Now when they describe things the company is actually doing that are anti-consumer then I think they are doing their job. If drivers are actually attacking passengers then of course it should be reported and the company should take action to investigate and discipline the drivers if they are guilty.

No argument here, I agree with your paragraph.

Comment Re:There's not a lot to say, this is scummy (Score 1) 299

> That is all great and dandy, but that has nothing to do with trying to find dirt in journalists' personal life.

The journalists sure don't mind digging into theirs...

Journalists are supposed to report things, and in the case of high-profile cases, behavior within the confines and image of the business that could be construed as problematic, questionable and/or sexist.

Uber could simply choose to file a defamation suit if it has what it needs to prove a defamation took place. Companies, like individuals, can choose how to act according to the validity of their arguments or counter-arguments (or they can act like 4th graders.)

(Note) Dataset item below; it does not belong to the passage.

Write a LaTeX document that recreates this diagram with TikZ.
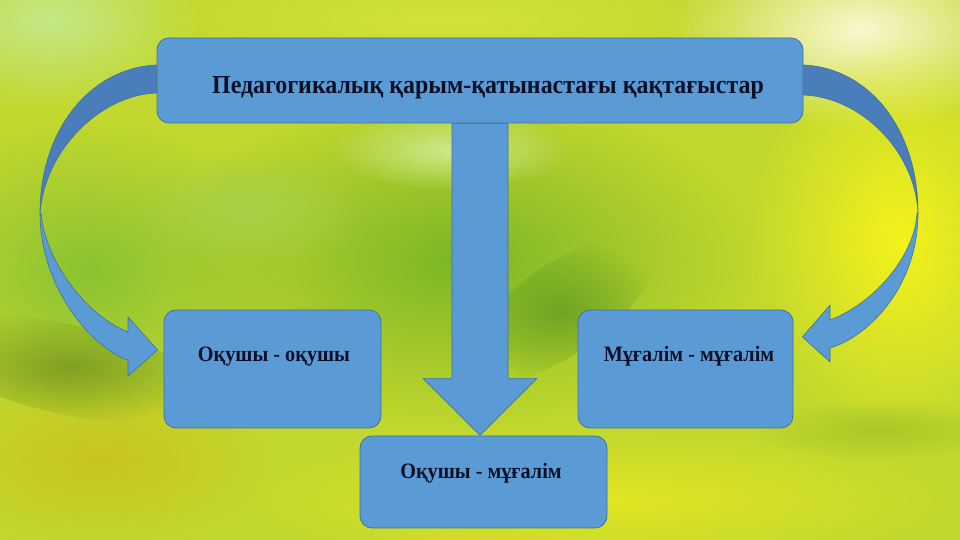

Comment Re:There's not a lot to say, this is scummy (Score 1) 299

what if the digging reveals that they were getting money from cab companies & taxi driver unions? or maybe they have close friends/relatives that own/drive taxis?

In that case that is not personal dirt digging, or digging into a person's personal life. The former has very specific parameters that limit the search towards that which is relevant to the issue at hand. The later is a free-for-all McCarthyan fishing expedition that digs up everything, private sexual lives, problems with in-laws, personality flaws, all stuff that has nothing to do with reporting alleged business bad practices.

We have been there before, we know how that worked out. So why people cab be so obtuse and refuse to see the difference?